[Entries with chart source code]
---
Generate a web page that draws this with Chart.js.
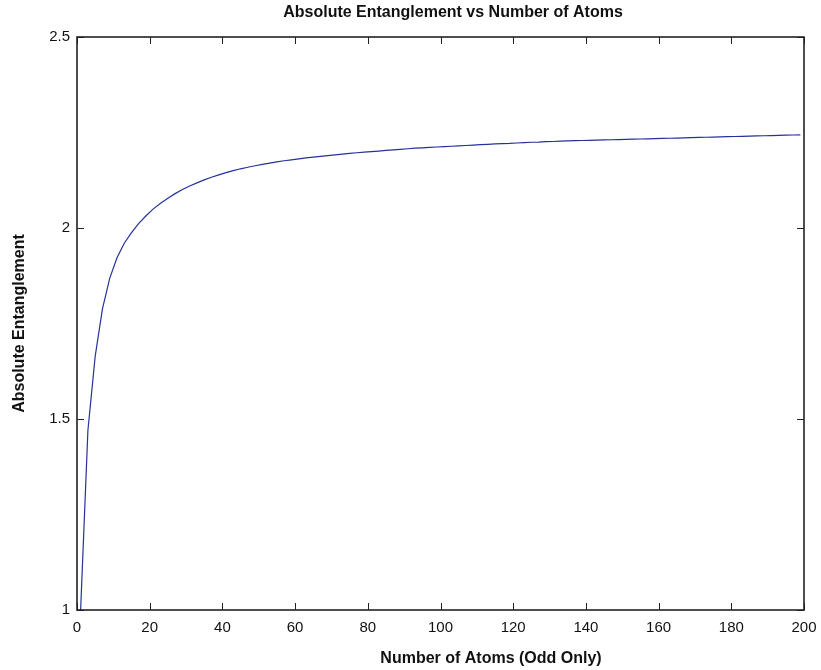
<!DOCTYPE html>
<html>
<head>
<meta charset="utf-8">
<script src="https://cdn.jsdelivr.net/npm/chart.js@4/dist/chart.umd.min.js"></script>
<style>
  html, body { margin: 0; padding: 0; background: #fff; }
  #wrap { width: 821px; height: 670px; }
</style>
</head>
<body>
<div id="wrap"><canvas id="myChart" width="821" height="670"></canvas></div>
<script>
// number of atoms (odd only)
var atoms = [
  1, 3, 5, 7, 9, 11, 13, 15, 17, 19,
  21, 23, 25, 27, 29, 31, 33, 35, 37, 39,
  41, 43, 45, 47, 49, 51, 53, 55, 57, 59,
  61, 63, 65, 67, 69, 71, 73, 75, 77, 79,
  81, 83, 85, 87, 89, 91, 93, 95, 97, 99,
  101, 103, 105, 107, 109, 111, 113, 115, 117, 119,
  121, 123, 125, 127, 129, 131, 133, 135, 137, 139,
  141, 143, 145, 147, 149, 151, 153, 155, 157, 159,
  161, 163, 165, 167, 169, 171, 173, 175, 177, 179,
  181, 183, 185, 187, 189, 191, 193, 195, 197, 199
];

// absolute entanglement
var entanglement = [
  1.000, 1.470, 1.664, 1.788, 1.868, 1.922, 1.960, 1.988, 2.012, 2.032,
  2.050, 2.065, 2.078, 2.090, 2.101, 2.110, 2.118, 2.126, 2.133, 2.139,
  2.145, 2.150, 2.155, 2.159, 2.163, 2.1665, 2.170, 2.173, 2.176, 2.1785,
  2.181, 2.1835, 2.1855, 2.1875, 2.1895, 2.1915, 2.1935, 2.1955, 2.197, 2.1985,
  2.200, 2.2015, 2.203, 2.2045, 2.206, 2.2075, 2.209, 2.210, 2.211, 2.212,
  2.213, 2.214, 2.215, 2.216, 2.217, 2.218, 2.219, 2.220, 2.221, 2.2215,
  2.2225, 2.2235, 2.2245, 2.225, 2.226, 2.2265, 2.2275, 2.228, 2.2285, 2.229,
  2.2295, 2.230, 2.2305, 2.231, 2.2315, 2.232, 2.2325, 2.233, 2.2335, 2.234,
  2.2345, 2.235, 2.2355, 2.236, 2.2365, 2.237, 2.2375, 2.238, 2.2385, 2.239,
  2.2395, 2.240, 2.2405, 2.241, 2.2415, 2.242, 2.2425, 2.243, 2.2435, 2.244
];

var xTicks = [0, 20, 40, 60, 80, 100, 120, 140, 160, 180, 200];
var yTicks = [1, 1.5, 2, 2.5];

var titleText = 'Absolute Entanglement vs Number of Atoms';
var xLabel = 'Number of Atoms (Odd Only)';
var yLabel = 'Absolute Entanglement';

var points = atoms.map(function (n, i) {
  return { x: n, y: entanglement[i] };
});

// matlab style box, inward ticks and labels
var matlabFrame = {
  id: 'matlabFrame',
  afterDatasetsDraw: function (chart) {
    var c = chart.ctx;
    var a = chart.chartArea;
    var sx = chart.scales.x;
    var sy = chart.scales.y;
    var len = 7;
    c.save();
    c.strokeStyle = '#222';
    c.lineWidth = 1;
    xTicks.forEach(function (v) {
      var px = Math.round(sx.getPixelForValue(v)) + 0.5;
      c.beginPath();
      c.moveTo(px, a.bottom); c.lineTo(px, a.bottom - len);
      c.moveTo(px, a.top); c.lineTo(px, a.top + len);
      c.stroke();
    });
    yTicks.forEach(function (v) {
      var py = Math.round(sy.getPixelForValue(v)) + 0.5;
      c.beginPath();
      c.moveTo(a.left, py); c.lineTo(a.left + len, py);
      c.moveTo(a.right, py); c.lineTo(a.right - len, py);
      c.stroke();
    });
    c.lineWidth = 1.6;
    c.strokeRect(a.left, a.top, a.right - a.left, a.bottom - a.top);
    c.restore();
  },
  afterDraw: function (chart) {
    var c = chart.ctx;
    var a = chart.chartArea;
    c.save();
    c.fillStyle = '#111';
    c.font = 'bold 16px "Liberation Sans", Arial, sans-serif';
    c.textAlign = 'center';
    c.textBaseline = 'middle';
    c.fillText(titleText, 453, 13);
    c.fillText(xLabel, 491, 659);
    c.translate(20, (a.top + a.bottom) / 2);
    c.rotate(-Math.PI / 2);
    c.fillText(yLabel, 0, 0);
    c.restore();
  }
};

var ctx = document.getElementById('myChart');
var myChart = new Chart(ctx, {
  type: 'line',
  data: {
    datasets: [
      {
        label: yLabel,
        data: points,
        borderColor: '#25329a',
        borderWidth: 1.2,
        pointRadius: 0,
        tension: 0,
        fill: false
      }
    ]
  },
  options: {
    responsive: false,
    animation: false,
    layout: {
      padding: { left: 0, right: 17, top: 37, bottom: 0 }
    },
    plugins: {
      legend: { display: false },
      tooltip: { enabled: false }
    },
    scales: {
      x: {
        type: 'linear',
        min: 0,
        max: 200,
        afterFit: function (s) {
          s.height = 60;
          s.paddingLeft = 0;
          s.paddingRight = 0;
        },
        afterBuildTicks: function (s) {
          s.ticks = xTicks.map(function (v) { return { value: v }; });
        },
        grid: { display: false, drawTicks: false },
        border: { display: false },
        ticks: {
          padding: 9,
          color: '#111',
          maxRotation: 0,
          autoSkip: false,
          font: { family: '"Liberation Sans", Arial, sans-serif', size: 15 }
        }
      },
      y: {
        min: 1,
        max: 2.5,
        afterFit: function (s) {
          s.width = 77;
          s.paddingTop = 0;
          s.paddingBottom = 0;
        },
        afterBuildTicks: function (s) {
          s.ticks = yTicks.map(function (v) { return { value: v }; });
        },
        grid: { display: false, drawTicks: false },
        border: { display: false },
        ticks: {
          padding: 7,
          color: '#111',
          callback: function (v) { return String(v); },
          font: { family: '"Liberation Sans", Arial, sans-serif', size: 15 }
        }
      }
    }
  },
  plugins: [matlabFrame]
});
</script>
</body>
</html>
---
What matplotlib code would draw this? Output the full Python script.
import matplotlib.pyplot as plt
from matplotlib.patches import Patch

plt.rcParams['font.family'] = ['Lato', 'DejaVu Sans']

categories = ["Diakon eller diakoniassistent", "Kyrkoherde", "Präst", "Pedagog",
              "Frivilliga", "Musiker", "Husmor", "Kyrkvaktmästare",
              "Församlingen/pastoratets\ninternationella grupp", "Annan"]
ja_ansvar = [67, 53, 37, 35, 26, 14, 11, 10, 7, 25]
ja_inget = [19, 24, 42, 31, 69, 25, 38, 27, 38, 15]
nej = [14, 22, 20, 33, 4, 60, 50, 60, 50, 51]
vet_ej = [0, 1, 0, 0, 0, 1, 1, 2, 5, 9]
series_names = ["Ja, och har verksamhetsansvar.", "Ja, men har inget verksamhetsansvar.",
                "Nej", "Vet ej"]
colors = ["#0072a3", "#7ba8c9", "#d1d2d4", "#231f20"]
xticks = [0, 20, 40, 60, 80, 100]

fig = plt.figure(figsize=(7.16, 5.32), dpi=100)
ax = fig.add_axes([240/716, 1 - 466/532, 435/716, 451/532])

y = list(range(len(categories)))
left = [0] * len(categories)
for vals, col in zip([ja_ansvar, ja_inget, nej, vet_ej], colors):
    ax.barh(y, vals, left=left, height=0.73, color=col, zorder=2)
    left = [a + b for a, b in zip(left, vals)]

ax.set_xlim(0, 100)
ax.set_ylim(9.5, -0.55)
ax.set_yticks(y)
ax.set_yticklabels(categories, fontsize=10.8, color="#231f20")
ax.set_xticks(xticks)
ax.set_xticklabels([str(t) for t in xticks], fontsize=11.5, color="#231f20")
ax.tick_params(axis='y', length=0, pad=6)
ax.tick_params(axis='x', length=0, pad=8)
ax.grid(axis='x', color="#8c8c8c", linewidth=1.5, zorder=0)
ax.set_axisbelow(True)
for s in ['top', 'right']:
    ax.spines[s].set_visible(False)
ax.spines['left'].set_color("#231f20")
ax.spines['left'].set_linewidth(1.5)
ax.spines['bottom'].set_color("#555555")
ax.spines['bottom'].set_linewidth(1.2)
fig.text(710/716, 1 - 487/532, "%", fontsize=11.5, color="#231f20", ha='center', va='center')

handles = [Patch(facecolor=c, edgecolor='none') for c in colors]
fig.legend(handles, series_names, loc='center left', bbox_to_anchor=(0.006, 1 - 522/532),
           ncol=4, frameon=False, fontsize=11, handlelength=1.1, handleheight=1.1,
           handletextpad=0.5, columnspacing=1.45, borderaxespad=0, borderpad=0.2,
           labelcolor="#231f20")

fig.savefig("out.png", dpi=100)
---
● **Stated goal**:
Give back only the lines from the one holding "Generate a web" through the one holding "var yLabel = 'Absolute Entanglement';", both kept, exactly as written. Omit the images.

● **Task response**:
Generate a web page that draws this with Chart.js.
<!DOCTYPE html>
<html>
<head>
<meta charset="utf-8">
<script src="https://cdn.jsdelivr.net/npm/chart.js@4/dist/chart.umd.min.js"></script>
<style>
  html, body { margin: 0; padding: 0; background: #fff; }
  #wrap { width: 821px; height: 670px; }
</style>
</head>
<body>
<div id="wrap"><canvas id="myChart" width="821" height="670"></canvas></div>
<script>
// number of atoms (odd only)
var atoms = [
  1, 3, 5, 7, 9, 11, 13, 15, 17, 19,
  21, 23, 25, 27, 29, 31, 33, 35, 37, 39,
  41, 43, 45, 47, 49, 51, 53, 55, 57, 59,
  61, 63, 65, 67, 69, 71, 73, 75, 77, 79,
  81, 83, 85, 87, 89, 91, 93, 95, 97, 99,
  101, 103, 105, 107, 109, 111, 113, 115, 117, 119,
  121, 123, 125, 127, 129, 131, 133, 135, 137, 139,
  141, 143, 145, 147, 149, 151, 153, 155, 157, 159,
  161, 163, 165, 167, 169, 171, 173, 175, 177, 179,
  181, 183, 185, 187, 189, 191, 193, 195, 197, 199
];

// absolute entanglement
var entanglement = [
  1.000, 1.470, 1.664, 1.788, 1.868, 1.922, 1.960, 1.988, 2.012, 2.032,
  2.050, 2.065, 2.078, 2.090, 2.101, 2.110, 2.118, 2.126, 2.133, 2.139,
  2.145, 2.150, 2.155, 2.159, 2.163, 2.1665, 2.170, 2.173, 2.176, 2.1785,
  2.181, 2.1835, 2.1855, 2.1875, 2.1895, 2.1915, 2.1935, 2.1955, 2.197, 2.1985,
  2.200, 2.2015, 2.203, 2.2045, 2.206, 2.2075, 2.209, 2.210, 2.211, 2.212,
  2.213, 2.214, 2.215, 2.216, 2.217, 2.218, 2.219, 2.220, 2.221, 2.2215,
  2.2225, 2.2235, 2.2245, 2.225, 2.226, 2.2265, 2.2275, 2.228, 2.2285, 2.229,
  2.2295, 2.230, 2.2305, 2.231, 2.2315, 2.232, 2.2325, 2.233, 2.2335, 2.234,
  2.2345, 2.235, 2.2355, 2.236, 2.2365, 2.237, 2.2375, 2.238, 2.2385, 2.239,
  2.2395, 2.240, 2.2405, 2.241, 2.2415, 2.242, 2.2425, 2.243, 2.2435, 2.244
];

var xTicks = [0, 20, 40, 60, 80, 100, 120, 140, 160, 180, 200];
var yTicks = [1, 1.5, 2, 2.5];

var titleText = 'Absolute Entanglement vs Number of Atoms';
var xLabel = 'Number of Atoms (Odd Only)';
var yLabel = 'Absolute Entanglement';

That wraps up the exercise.